Ruth Nicol doesn't do in-between.

In life, she is a big personality. In work, she is a cracking landscape painter, with antennae ever alert to the bigger picture. And some of Nicol's pictures are big indeed. She says that four 3mx2m paintings are all she can hold in her head - and in her studio - simultaneously. But she does small very well too. Last week in the Glasgow-born artist's Edinburgh studio, I saw some totey-wee paintings which were beautifully delicate and lyrical at the same time.
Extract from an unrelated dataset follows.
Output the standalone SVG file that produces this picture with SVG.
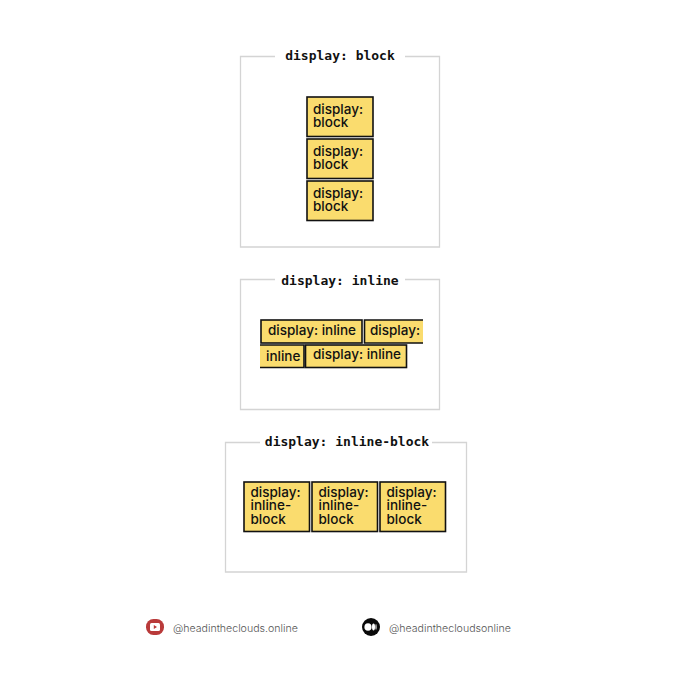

One of Brownsbank Cottage, the poet Hugh MacDiarmid's final home outside Biggar in South Lanarkshire, depicts a hard-edged landscape fringed by rowan trees dripping with red berries. I keep seeing it in my mind's eye days after seeing it in the flesh. By her own admission, Nicol will "aye be whaur extremes meet". This quote from MacDiarmid's darkly epic 1926 poem, A Drunk Man Looks At The Thistle, is carved into the writer's gravestone in Langholm Cemetery, close to where he was born.

The starting point for Nicol's new work is Alexander Moffat's 1980 painting, Poet's Pub, which depicts a fictional gathering of seven of the greatest Scottish poets of the 20th century. In it, a pipe-smoking MacDiarmid is holding court in a setting which is an amalgam of the interiors of the favourite Edinburgh drinking haunts of George Mackay Brown, Robert Garioch, Norman MacCaig, Sorley MacLean, Edwin Morgan and Iain Crichton Smith.

The title, Three Rivers Meet, is a nod to MacDiarmid's assertion that he could identify any one of the three rivers - the Esk, the Wauchope, and the Ewes, which meet in his home village of Langholm - by their sound alone.

Nicol and Moffat - both Yes supporters in the Independence debate - have become friends over the course of the last year she has spent working on Three Rivers Meet. As she travelled the length and breadth of Scotland in search of the landscape which informed the work of all seven poets, subsequent discussions with Moffat helped focus her attention on the spirit of the paintings she has produced.

"I think Sandy is a pivotal conduit across art disciplines for a number of reasons," Nicol says. "He had a determination early on in his career to define Scottish painting and he still continues to do this. Through his work at Glasgow School of Art and beyond, he is also an influential teacher completely immersed in Scottish culture. Leading up to the Referendum - and after it - we have had some fantastic discussions.

"He connects decades of artists to the writers of the Scottish Renaissance of the 20th century and this has been incredibly important during the sustained period of self-reflection which has taken place over the last year. At the age of 47, I've only just realised that I'm not just an artist and a mum [she has two daughters, aged 15 and 4]. Now, thanks to making this work at such a pivotal period in Scots history, I'm a political animal."

In depicting locations as diverse as Whalsay in Shetland, where MacDiarmid lived for nine years, MacLean's Raasay, Morgan's Glasgow, Garioch's Edinburgh, MacCaig's Assynt, Crichton Smith's Lewis and Mackay Brown's Orkney, Nicol has created a remarkable portrait of Scotland. She has an innate feel for landscape, mixing up the looseness of ever-changing skies, rivers and seas with the hard edges of man's imprint on the land.

This work has been created almost as a homage to the influences which shaped her as she grew up in Glasgow during the 1970s and 1980s. Nicol's mother, actress Irene Sunters, was well known to a generation of Scots theater-goers through performances at the Citizen's Theatre, and to millions through roles in Take The High Road and Rab C Nesbitt (she played Mary Doll's mother). The artist's father, John O'Neill, was a teacher and an author, as well as an adviser in English for Strathclyde Regional Council and Principal Marker and Setter for O-Grade and Higher exams.

"They both made lasting contributions and connections to the arts community in Scotland," Nicol says, "and I have fantastic memories of growing up in Riddrie with my siblings in a household which was filled with debate."

Three Rivers Meet opens on October 13 at the Open Eye Gallery in Edinburgh and then travels to Duff House in Banff, RGI Kelly Gallery in Glasgow, The Line Gallery in Linlithgow and Park Gallery in Falkirk. Each show will be different, with art works selected specifically for each gallery . There's an added treat for visitors at Duff House, as Alexander Moffat's portraits of Morgan and Garioch will be exhibited, on loan from the National Gallery of Scotland and in partnership with Historic Scotland.